Scenario #2: An individual saves $5,000.00 a year from the age of 35-65. Upon retirement, the individual has roughly $540k saved, interest and all. That’s a $150k investment, with a much lower return. This individual invested THREE TIMES the amount, over 30 years, but because he or she waited 10 years to begin, their return, and ending balance, was substantially lower!

If this doesn’t paint a picture of the importance of compounding interest, then look at it this way… We make money. We save money. The money we save, makes interest; therefore, adding to our savings. Well, the money that we have in savings (interest and all), makes even more interest, all of which gets added to our savings. Ultimately, the larger the dollar figure in our savings account – the more money we make over time without having to lift a finger. And so, the longer we save, the more money we make. It’s nearly exponential with time. If you still don’t understand, then I suggest playing with a savings amortization calculator, like this one. Enter a starting amount in savings and see what the possibilities are over time when interest is on your side.

The best possible scenario would be to start young, from the very first paycheck and continue saving throughout life. Most  Americans, new employees, and/or young adults – we’re not made of money, and yet our happiness quotient is rather high. So when we get that first regular paycheck, saving part of it should be an easy concept right out of the gate. If you went from nothing to making something, say like $2,000 a month – put $200 away before you even start spending, and you’ll never know the difference. My suggestion is to have it withdrawn automatically so you won’t have to think about it again. Francesca, my 17 year old, just got her first job, and she is making her Mama proud:  She arranged for 20% of her paycheck to be transferred into a short-term savings account (I think she has her eye on a Michael Kors watch), and 20% goes towards her college fund. The remaining 60% goes towards gas for her car, sushi nights with her girlfriends, and the like. Smart girl even said, “If I get a full ride for college, can I put that money towards a down-payment on a car or house?”.

I myself am a big believer in balancing living in the moment and saving for the future. I mean, we all deserve a little indulgence now and again like that watch, a new lipstick or pair of shoes – but not at the expense of future security. So to all of you saying to yourself, “I’ll start saving someday,” please dispel the notion that you will save “someday” when you have extra. Trust me when I say that with this mindset, you will never have extra. No one has extra. Pay yourself FIRST! As your salary increases, your savings should increase proportionately and any bonuses, raises, gifts, etc. – should be saved. My rule of thumb is to save one dollar for every dollar spent. I think that minimally, 10-20% of our income should go straight to savings on a regular basis – assuming this is money we never had.

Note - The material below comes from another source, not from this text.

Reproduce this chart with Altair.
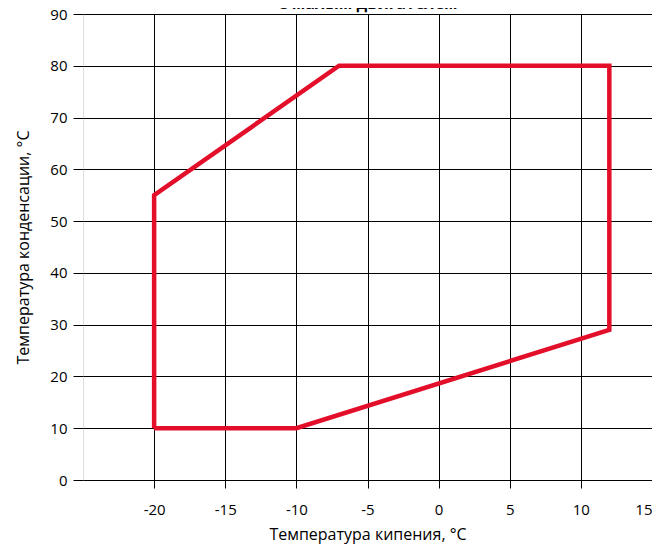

On a side note: With the extra, feel free to treat yourself to some “scoobies.” As long as for every dollar you’re spending, you’re saving one too – there is no reason why you can’t do with your money as you please. However, this is NOT in regard to debt. If you’re in debt, I suggest putting one dollar toward debt, one dollar toward savings. No scoobies until you’re out of debt! And if you’re not in debt, don’t get into debt!

Lastly, I want to distinguish between two types of savings. There is short-term and there is long-term savings. One (long-term) is for the day when you don’t have to work anymore. Another (short-term) is for shorter-term purchases like a car, vacation, down payment on a house, etc. I think it’s helpful to have separate accounts for those things so the line doesn’t become blurry. If you’re reading this saying, “I can’t afford to save,” yet you’re sipping your venti soy latte, clutched in your manicured fingers, to you I say, “BAH! You’re lying to yourself.” Make sure you’re not treating yourself before investing in your future. After all, a manicure won’t last – an untouched bank account accruing interest, lasts a lifetime.